= La Maestra =

La Maestra (English: The Schoolteacher) is a Latin American play written in 1968 by the Colombian playwright, Enrique Buenaventura (1925–2003). It is the first in his series of small one act plays, Los Papeles Del Infierno [The Roles of Hell].

==Plot==
The play tells the story of a Colombian schoolteacher, La Maestra, who is dead. This creates an eerie, dreamlike quality to the play. Each character she speaks to in the play is someone who has held importance in her past. In the beginning she is seated on a bench and the characters she interacts with do not see her, just as she does not see them. The play opens with the teacher describing the rain in the town and how everything becomes red and muddy. The play ends after the teacher is raped by army sergeants; she cannot eat because of the traumatizing experience and it begins to rain again.

==Characters==
La Maestra is the main character. She "converses" one-sidedly with each of the following characters. In the beginning, she states that she is dead and describes where she used to live—in a house made of red clay with a straw roof. She grew up in a small town called "Hope" which was named by her father. She truly cares for the children whom she teaches; when she doesn't eat she is thinking of the children. She teaches them the history of their country, Colombia.

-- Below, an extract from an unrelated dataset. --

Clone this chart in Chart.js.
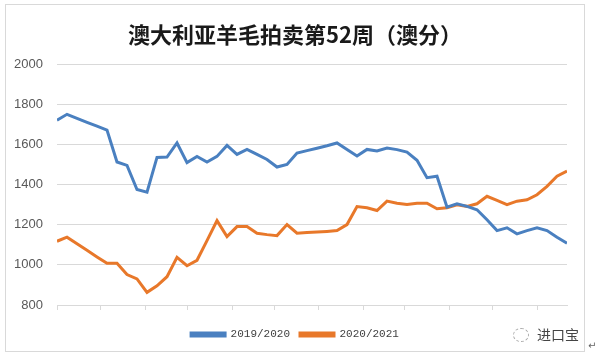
<!DOCTYPE html>
<html>
<head>
<meta charset="utf-8">
<script src="https://cdn.jsdelivr.net/npm/chart.js@4"></script>
<style>
  body { margin: 0; background: #fff; }
  .wrap { position: relative; width: 600px; height: 358px; }
  .frame { position: absolute; left: 5px; top: 4px; width: 580px; height: 348px; border: 1px solid #d9d9d9; box-sizing: border-box; }
  #chart-line { position: absolute; left: 0; top: 0; }
  .mark { position: absolute; left: 513px; top: 324px; font: 14px "Noto Sans CJK SC"; color: #444; }
  .mark .icon { display: inline-block; width: 14px; height: 12px; border: 1px dashed #aaa; border-radius: 50%; margin-right: 8px; vertical-align: -2px; }
  .ret { position: absolute; left: 588px; top: 340px; font: 10px "DejaVu Sans"; color: #666; }
</style>
</head>
<body>
<div class="wrap">
  <div class="frame"></div>
  <canvas id="chart-line" width="600" height="358"></canvas>
  <div class="mark"><span class="icon"></span>进口宝</div>
  <div class="ret">↵</div>
</div>
<script>
var weeks = [1, 2, 3, 4, 5, 6, 7, 8, 9, 10, 11, 12, 13, 14, 15, 16, 17, 18, 19, 20, 21, 22, 23, 24, 25, 26,
             27, 28, 29, 30, 31, 32, 33, 34, 35, 36, 37, 38, 39, 40, 41, 42, 43, 44, 45, 46, 47, 48, 49, 50, 51, 52];

var season1 = [1722, 1751, 1731, 1711, 1692, 1672, 1513, 1496, 1376, 1363, 1536, 1538, 1608,
               1510, 1541, 1513, 1541, 1596, 1551, 1576, 1551, 1526, 1488, 1501, 1558, 1570,
               1582, 1594, 1608, 1575, 1543, 1576, 1568, 1583, 1575, 1563, 1522, 1435, 1442,
               1288, 1305, 1292, 1275, 1225, 1171, 1185, 1155, 1171, 1185, 1171, 1138, 1108];

var season2 = [1118, 1138, 1105, 1073, 1040, 1008, 1008, 952, 930, 863, 896, 941, 1038,
               996, 1023, 1121, 1221, 1141, 1191, 1191, 1158, 1151, 1146, 1201, 1158, 1161,
               1164, 1167, 1171, 1201, 1291, 1285, 1271, 1318, 1308, 1301, 1308, 1308, 1280,
               1285, 1300, 1292, 1305, 1342, 1322, 1301, 1318, 1325, 1350, 1392, 1442, 1468];

var seriesNames = ["2019/2020", "2020/2021"];
var yTicks = [800, 1000, 1200, 1400, 1600, 1800, 2000];
// month boundaries, in weeks
var monthTicks = [1, 5.3, 9.8, 14, 18.5, 22.7, 27.1, 31.6, 35.8, 40.2, 44.5, 49];

function toPoints(values) {
    return values.map(function(v, i) { return { x: weeks[i], y: v }; });
}

var ctx = document.getElementById("chart-line");

var myChart = new Chart(ctx, {
    type: 'line',
    data: {
        datasets: [{
            label: seriesNames[0],
            data: toPoints(season1),
            borderColor: "#4a80c0",
            backgroundColor: "#4a80c0",
            borderWidth: 3,
            pointRadius: 0,
            tension: 0
        }, {
            label: seriesNames[1],
            data: toPoints(season2),
            borderColor: "#e8782a",
            backgroundColor: "#e8782a",
            borderWidth: 3,
            pointRadius: 0,
            tension: 0
        }]
    },
    options: {
        responsive: false,
        animation: false,
        layout: { padding: { left: 5, right: 15, top: 4, bottom: 8 } },
        scales: {
            x: {
                type: 'linear',
                min: weeks[0],
                max: weeks[weeks.length - 1],
                afterBuildTicks: function(scale) {
                    scale.ticks = monthTicks.map(function(v) { return { value: v }; });
                },
                afterFit: function(scale) { scale.height = 14; },
                ticks: { callback: function() { return ''; } },
                grid: { drawOnChartArea: false, tickLength: 5, color: '#d9d9d9' },
                border: { color: '#d9d9d9' }
            },
            y: {
                min: yTicks[0],
                max: yTicks[yTicks.length - 1],
                afterBuildTicks: function(scale) {
                    scale.ticks = yTicks.map(function(v) { return { value: v }; });
                },
                afterFit: function(scale) { scale.width = 52; },
                ticks: {
                    padding: 14,
                    color: '#595959',
                    font: { size: 13, family: "'Liberation Sans', Arial, sans-serif" },
                    callback: function(value) { return String(value); }
                },
                grid: { drawTicks: false, color: '#d9d9d9' },
                border: { display: false }
            },
            y2: {
                position: 'right',
                afterFit: function(scale) { scale.width = 18; },
                ticks: { display: false },
                grid: { display: false },
                border: { display: false }
            }
        },
        plugins: {
            title: {
                display: true,
                text: '澳大利亚羊毛拍卖第52周（澳分）',
                color: '#1a1a1a',
                font: { size: 22, weight: 'bold', family: "'Noto Sans CJK SC', sans-serif" },
                padding: { top: 17, bottom: 17 }
            },
            legend: {
                position: 'bottom',
                labels: {
                    boxWidth: 34,
                    boxHeight: 3,
                    color: '#404040',
                    font: { size: 11, family: "'Liberation Mono', monospace" }
                }
            },
            tooltip: { enabled: false }
        }
    }
});
</script>
</body>
</html>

- Juana Pasambú: This is the schoolteachers' aunt. She is the first person who replies to the schoolteacher. She questions why La Maestra lost her appetite.
- Pedro Pasambú: This character is the schoolteachers' uncle. After the schoolteacher tells Pedros' wife that she can't eat because she lost her appetite, he replies by recalling that she liked to eat bananas and corn on the cob with salt and butter. He is the second person who converses with the schoolteacher.
- Tobías el Tuerto: (i.e., "Squint-Eyed Tobias" in English) He was the mayor who preceded her father. He says that he brought La Maestra water from the spring where she drank when she was a child and goes on to say that the Maestra refused to drink the water.
- La Vieja Asunción: This is the midwife who delivered La Maestra into the world. She wails inquisitive remarks about why the schoolteacher wouldn't take things from her and why the schoolteacher spit out the soup she offered her. All the while, there is a funeral procession occurring while the midwife is expressing her concerns to the schoolteacher. She refers to La Maestra as "my child".
- Sargento: This character is the police sergeant. He acts as though he is superior to the other characters. He is the character to whom La Maestra speaks with the most during the play. After the funeral procession, the sergeant confers with Peregrino Pasambú, the schoolteacher's father, who makes is appearance on his knees. While the sergeant looks down on Peregrino Pasambú, he refers to him as "the big chief here", because La Maestra's father is the current mayor of the town. Because the sergeant is standing and Peregrino Pasambú is on his knees, the sergeant has power over the mayor. Peregrino Pasambú never replies to the sergeant's statements or questions; he doesn't have any lines in the play; the schoolteacher replies for him. The sergeant asks if the schoolteacher's father got his land because of politics, to which the school teacher recounts that this was not the case; her father got their land because he was one of the founders of the town. The sergeant says that he is going to overrun the town and redistribute the land because "this land ain't divided right." He represents the authoritative power that the military held during this time in Colombian history. To this, the schoolteacher says that when her father assumed power as mayor, "the town was a jungle." The sergeant complains to her father that the jobs weren't distributed properly either, and proceeds to ask him if his daughter is the schoolteacher. La Maestra responds to him by saying that she was indeed the schoolteacher and she taught the child catechism and the country's history. The sergeant grows angry at the schoolteacher and says that he was given orders to reassess and reorganize the town. He shoots Peregrino Pasambú and he and other soldiers subsequently rape La Maestra.
- El Viejo or Peregrino Pasambú: This is La Maestras' father. He is spoken to by the police sergeant, but doesn't reply. Anything spoken to Peregrino Pasambú from the police sergeant is replied to by La Maestra. He helped assemble the town and land where La Maestra has lived her entire life. He is shot by the police sergeant.

==Themes==
The play deals with the ideas of life and death and how they are intertwined. A major theme is family and how it relates to tradition and culture. La Maestra was the schoolteacher in the town where she lived, and before that her mother was the first schoolteacher of the town; her mother taught her how to be a teacher and then La Maestra became a teacher just as her mother had done before her. Political themes linked to the play include the military and the government. Social themes in the play are violence and rape. The military dictatorship during the 1960s used excessive force as well as violence when they encroached upon towns, as they did in the town of "Hope".